Pub Date: April 27th, 2016
ISBN: 978-0-9863184-4-3
Publisher: Dog Ear Publisher

A homicide detective, believing he’s spotted a serial killer’s M.O., teams up with a private eye pal to put a stop to the murders in this thriller.

The latest case for Lt. Dennis Cane of Georgia’s Peach Grove Police Department is a homicide—or an attempted one. The Jane Doe survives someone setting her on fire, and lies in critical care at a hospital’s burn unit. Dennis isn’t surprised by the assault. He’s been following a torch killer’s pattern: two slayings a year (June 16 and 24), starting with a murder three years ago in 2005. The deaths were in different jurisdictions, so Dennis can’t work an official investigation, despite tying some murders together with black threads and DNA at the scenes. He does find help, however: high school chum and private investigator Merlot Candy, specializing in tracking down missing people, manages to identify the Jane Doe. Hired by her family to find her assailant, Merlot collaborates with Dennis. The two friends uncover evidence further linking a few of the murders, while FBI profiler Sterling Templeton may have a way to locate the anonymous caller who found the burn victim.

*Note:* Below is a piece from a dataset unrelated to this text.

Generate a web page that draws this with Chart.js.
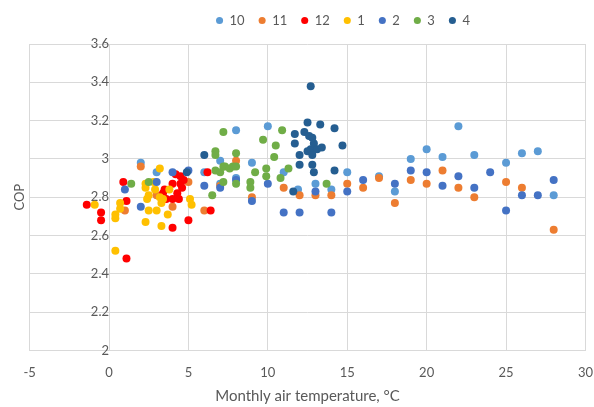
<!DOCTYPE html>
<html>
<head>
<meta charset="utf-8">
<script src="https://cdn.jsdelivr.net/npm/chart.js@4/dist/chart.umd.min.js"></script>
<style>
  html, body { margin: 0; padding: 0; background: #ffffff; }
  #wrap { width: 594px; height: 407px; position: relative; }
</style>
</head>
<body>
<div id="wrap"><canvas id="c" width="594" height="407"></canvas></div>
<script>
// Series labels (months) and colours
const seriesNames = ['10', '11', '12', '1', '2', '3', '4'];
const seriesColors = ['#5B9BD5', '#ED7D31', '#FF0000', '#FFC000', '#4472C4', '#70AD47', '#255E91'];

// [monthly air temperature °C, COP]
const m10 = [[2.0,2.98],[3.0,2.93],[6.0,2.93],[7.0,2.99],[7.0,2.87],[8.0,3.15],[8.0,2.90],[9.0,2.98],[10.0,3.17],[11.0,2.93],[11.9,2.84],[13.0,2.87],[14.0,2.84],[15.0,2.93],[17.0,2.91],[18.0,2.83],[19.0,3.00],[20.0,3.05],[21.0,3.01],[22.0,3.17],[23.0,3.02],[25.0,2.98],[26.0,3.03],[27.0,3.04],[28.0,2.81]];
const m11 = [[1.0,2.73],[2.0,2.96],[3.0,2.81],[4.0,2.75],[5.0,2.88],[6.0,2.73],[7.0,2.86],[8.0,2.99],[9.0,2.80],[11.0,2.85],[12.0,2.81],[13.0,2.81],[14.0,2.81],[15.0,2.87],[16.0,2.85],[17.0,2.90],[18.0,2.77],[19.0,2.89],[20.0,2.87],[21.0,2.94],[22.0,2.85],[23.0,2.80],[25.0,2.88],[26.0,2.85],[28.0,2.63]];
const m12 = [[-1.4,2.76],[-0.5,2.72],[-0.5,2.68],[0.9,2.88],[1.1,2.78],[1.1,2.48],[3.4,2.82],[3.5,2.84],[3.6,2.79],[4.0,2.87],[4.0,2.79],[4.0,2.64],[4.2,2.92],[4.3,2.82],[4.4,2.79],[4.5,2.87],[4.5,2.91],[4.6,2.85],[4.7,2.89],[5.0,2.68],[6.2,2.93],[6.4,2.73]];
const m1 = [[-0.9,2.76],[0.4,2.71],[0.4,2.69],[0.4,2.52],[0.7,2.74],[0.7,2.77],[2.3,2.87],[2.3,2.85],[2.3,2.67],[2.4,2.79],[2.5,2.81],[2.5,2.73],[2.8,2.88],[2.9,2.84],[3.0,2.73],[3.2,2.95],[3.2,2.80],[3.3,2.77],[3.3,2.65],[3.4,2.79],[3.7,2.71],[3.8,2.84],[5.1,2.79],[5.2,2.76]];
const m2 = [[1.0,2.84],[2.0,2.75],[3.0,2.88],[4.0,2.93],[5.0,2.94],[6.0,2.86],[7.0,2.85],[8.0,2.89],[9.0,2.78],[10.0,2.87],[11.0,2.72],[12.0,2.72],[13.0,2.83],[14.0,2.72],[15.0,2.83],[16.0,2.89],[18.0,2.87],[19.0,2.94],[20.0,2.93],[21.0,2.86],[22.0,2.91],[23.0,2.85],[24.0,2.93],[25.0,2.73],[26.0,2.81],[27.0,2.81],[28.0,2.89]];
const m3 = [[1.4,2.87],[2.5,2.88],[6.5,2.81],[6.7,3.04],[6.7,3.02],[6.7,2.94],[7.0,2.93],[7.2,3.14],[7.2,2.96],[7.2,2.88],[7.3,2.96],[7.6,2.95],[7.8,2.96],[8.0,3.03],[8.0,2.96],[8.0,2.87],[8.9,2.88],[8.9,2.85],[9.2,2.93],[9.7,3.10],[9.9,2.95],[9.9,2.91],[10.4,3.01],[10.5,3.07],[10.8,2.90],[10.9,3.15],[11.3,2.95],[13.7,2.87]];
const m4 = [[4.9,2.93],[6.0,3.02],[11.6,2.83],[11.7,3.13],[11.7,3.08],[12.0,3.02],[12.0,2.97],[12.3,3.14],[12.5,3.19],[12.5,3.04],[12.6,3.12],[12.7,3.38],[12.7,3.05],[12.8,3.11],[12.8,3.02],[12.8,2.97],[12.9,3.08],[12.9,2.93],[13.1,3.05],[13.3,3.18],[13.4,3.06],[14.2,3.16],[14.2,2.94],[14.7,3.07]];
const seriesData = [m10, m11, m12, m1, m2, m3, m4];

// Axis settings
const xMin = -5, xMax = 30, xStep = 5;
const yMin = 2, yMax = 3.6, yStep = 0.2;
const xTitle = 'Monthly air temperature, °C';
const yTitle = 'COP';

const FONT = 'Lato, "Open Sans", sans-serif';
const TXT = '#595959';
const GRID = '#d9d9d9';

const datasets = seriesNames.map((name, i) => ({
  label: name,
  data: seriesData[i].map(p => ({ x: p[0], y: p[1] })),
  backgroundColor: seriesColors[i],
  borderColor: seriesColors[i],
  pointRadius: 4,
  pointHoverRadius: 4,
  borderWidth: 0,
  order: seriesNames.length - i
}));

const legendShift = {
  id: 'legendShift',
  afterLayout(chart) {
    const lg = chart.legend;
    if (lg) { lg.left += 46; lg.right += 46; lg.top -= 7; lg.bottom -= 7; }
  }
};

new Chart(document.getElementById('c'), {
  type: 'scatter',
  data: { datasets },
  plugins: [legendShift],
  options: {
    responsive: false,
    animation: false,
    layout: { padding: { top: 7, right: 0, bottom: 0, left: 0 } },
    plugins: {
      legend: {
        position: 'top',
        align: 'center',
        labels: {
          usePointStyle: true,
          pointStyle: 'circle',
          boxWidth: 7,
          boxHeight: 5,
          padding: 14,
          color: TXT,
          font: { family: FONT, size: 13 },
          sort: (a, b) => a.datasetIndex - b.datasetIndex
        }
      },
      tooltip: { enabled: false }
    },
    scales: {
      x: {
        type: 'linear',
        min: xMin, max: xMax,
        ticks: { stepSize: xStep, color: TXT, font: { family: FONT, size: 13 }, padding: 1 },
        grid: { color: GRID, drawTicks: true, tickLength: 14, tickColor: 'rgba(0,0,0,0)' },
        border: { color: GRID },
        title: { display: true, text: xTitle, color: TXT, font: { family: FONT, size: 15 }, padding: { top: 5, bottom: 2 } }
      },
      y: {
        type: 'linear',
        position: 'left',
        min: yMin, max: yMax,
        ticks: { display: false, stepSize: yStep },
        grid: { color: GRID, drawTicks: false },
        border: { color: GRID },
        title: { display: true, text: yTitle, color: TXT, font: { family: FONT, size: 13 }, padding: { top: 12, bottom: 2 } }
      },
      y2: {
        type: 'linear',
        position: { x: 0 },
        min: yMin, max: yMax,
        afterFit: s => { s.width = 0; },
        ticks: {
          stepSize: yStep, color: TXT, font: { family: FONT, size: 13 }, padding: 16,
          callback: v => String(Number(v.toFixed(1)))
        },
        grid: { display: false, drawTicks: false },
        border: { display: false }
      }
    }
  }
});
</script>
</body>
</html>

They have mere days before the presumed next homicide on the 24th—unless the killer decides to change the discernible method. The novel is an unhurried but engrossing mystery. Dennis and Merlot, for example, don’t really start investigating until well past the halfway point, but a multitude of characters, including burn unit staff (the killer may try to finish the attempted murder), give the story depth. Allis (A False Start, 2014) likewise adds historical details for the 2008 setting, from presidential candidate Barack Obama to the upcoming Celtics/Lakers NBA championship battle. Case specifics are sometimes contradictory; Templeton notes the killer has no “particular type of woman,” despite all the victims being young blond females who, according to Merlot’s assistant Glenn Bausch, share “a slight resemblance.” The author’s no-frills writing style gives the plot momentum but occasionally calls unnecessary attention to metaphors—with more than one reference to black-threads evidence and a case “hanging by threads.” The ending, however, is remarkable, offering resolution and a bona fide shock or two.

A somewhat muddled homicide investigation, but bold characters and an exemplary coda make the story worthwhile.